DATA EXTRACT start

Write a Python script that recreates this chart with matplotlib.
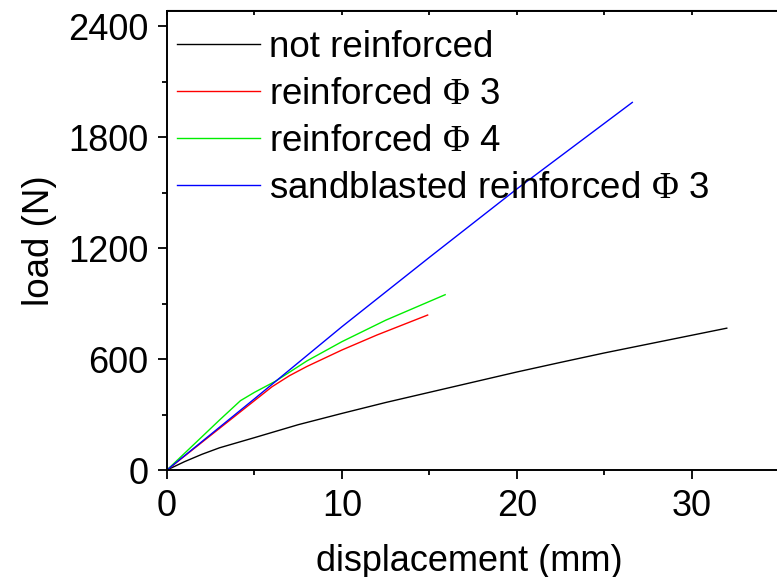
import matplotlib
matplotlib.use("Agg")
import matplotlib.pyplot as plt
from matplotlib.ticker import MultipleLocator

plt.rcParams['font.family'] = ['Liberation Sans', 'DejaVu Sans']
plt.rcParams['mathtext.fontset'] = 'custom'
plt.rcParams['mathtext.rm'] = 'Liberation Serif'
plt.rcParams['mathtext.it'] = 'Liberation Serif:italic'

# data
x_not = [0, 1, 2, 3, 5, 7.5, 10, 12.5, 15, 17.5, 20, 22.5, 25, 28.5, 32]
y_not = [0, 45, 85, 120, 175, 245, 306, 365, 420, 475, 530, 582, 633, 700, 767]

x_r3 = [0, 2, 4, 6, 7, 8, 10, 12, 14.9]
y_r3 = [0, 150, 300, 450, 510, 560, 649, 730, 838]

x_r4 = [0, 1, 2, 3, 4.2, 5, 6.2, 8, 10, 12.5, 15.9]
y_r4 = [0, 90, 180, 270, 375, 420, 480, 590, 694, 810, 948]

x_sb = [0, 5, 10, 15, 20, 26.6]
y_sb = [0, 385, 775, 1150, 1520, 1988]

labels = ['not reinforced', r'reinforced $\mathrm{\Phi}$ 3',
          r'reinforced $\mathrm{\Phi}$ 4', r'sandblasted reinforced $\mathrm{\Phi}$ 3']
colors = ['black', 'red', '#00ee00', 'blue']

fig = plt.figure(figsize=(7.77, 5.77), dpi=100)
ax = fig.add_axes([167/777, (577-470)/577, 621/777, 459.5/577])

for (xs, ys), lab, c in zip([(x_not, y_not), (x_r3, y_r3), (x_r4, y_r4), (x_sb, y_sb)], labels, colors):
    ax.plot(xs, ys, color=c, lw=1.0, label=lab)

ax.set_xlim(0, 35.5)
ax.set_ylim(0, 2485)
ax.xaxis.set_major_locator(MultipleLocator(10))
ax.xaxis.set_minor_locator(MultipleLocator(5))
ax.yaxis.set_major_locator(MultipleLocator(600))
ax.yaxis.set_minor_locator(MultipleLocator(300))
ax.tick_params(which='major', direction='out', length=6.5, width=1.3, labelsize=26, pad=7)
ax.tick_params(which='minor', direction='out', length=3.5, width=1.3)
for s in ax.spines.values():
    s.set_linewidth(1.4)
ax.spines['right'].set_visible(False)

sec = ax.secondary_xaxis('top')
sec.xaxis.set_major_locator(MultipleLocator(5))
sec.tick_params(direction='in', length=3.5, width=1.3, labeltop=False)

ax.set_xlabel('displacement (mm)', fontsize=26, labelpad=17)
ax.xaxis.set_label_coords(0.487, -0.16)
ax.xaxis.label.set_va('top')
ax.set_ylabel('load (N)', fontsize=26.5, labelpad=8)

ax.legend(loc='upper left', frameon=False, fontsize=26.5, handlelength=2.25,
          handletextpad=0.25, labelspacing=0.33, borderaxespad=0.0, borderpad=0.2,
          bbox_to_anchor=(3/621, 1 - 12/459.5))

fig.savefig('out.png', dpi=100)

DATA EXTRACT end
DATA EXTRACT start

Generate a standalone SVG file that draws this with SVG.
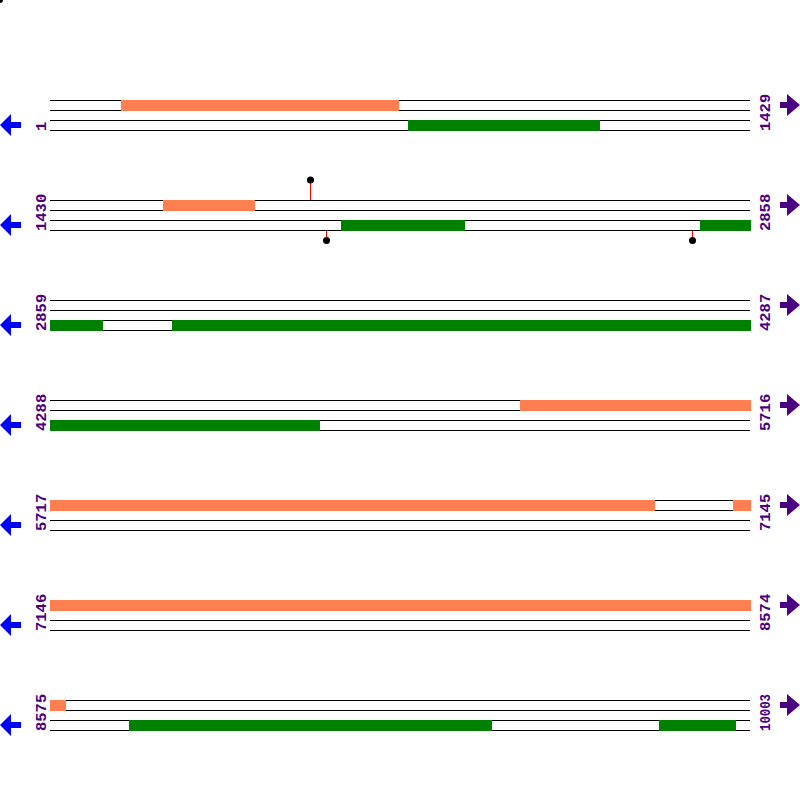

DATA EXTRACT end

WRITTEN TASK
Drop the images and output only the lines from the one that contains "Write a Python" to the one that contains "ax.plot(xs, ys, color=c, lw=1.0, label=lab)", both included.

ANSWER
Write a Python script that recreates this chart with matplotlib.
import matplotlib
matplotlib.use("Agg")
import matplotlib.pyplot as plt
from matplotlib.ticker import MultipleLocator

plt.rcParams['font.family'] = ['Liberation Sans', 'DejaVu Sans']
plt.rcParams['mathtext.fontset'] = 'custom'
plt.rcParams['mathtext.rm'] = 'Liberation Serif'
plt.rcParams['mathtext.it'] = 'Liberation Serif:italic'

# data
x_not = [0, 1, 2, 3, 5, 7.5, 10, 12.5, 15, 17.5, 20, 22.5, 25, 28.5, 32]
y_not = [0, 45, 85, 120, 175, 245, 306, 365, 420, 475, 530, 582, 633, 700, 767]

x_r3 = [0, 2, 4, 6, 7, 8, 10, 12, 14.9]
y_r3 = [0, 150, 300, 450, 510, 560, 649, 730, 838]

x_r4 = [0, 1, 2, 3, 4.2, 5, 6.2, 8, 10, 12.5, 15.9]
y_r4 = [0, 90, 180, 270, 375, 420, 480, 590, 694, 810, 948]

x_sb = [0, 5, 10, 15, 20, 26.6]
y_sb = [0, 385, 775, 1150, 1520, 1988]

labels = ['not reinforced', r'reinforced $\mathrm{\Phi}$ 3',
          r'reinforced $\mathrm{\Phi}$ 4', r'sandblasted reinforced $\mathrm{\Phi}$ 3']
colors = ['black', 'red', '#00ee00', 'blue']

fig = plt.figure(figsize=(7.77, 5.77), dpi=100)
ax = fig.add_axes([167/777, (577-470)/577, 621/777, 459.5/577])

for (xs, ys), lab, c in zip([(x_not, y_not), (x_r3, y_r3), (x_r4, y_r4), (x_sb, y_sb)], labels, colors):
    ax.plot(xs, ys, color=c, lw=1.0, label=lab)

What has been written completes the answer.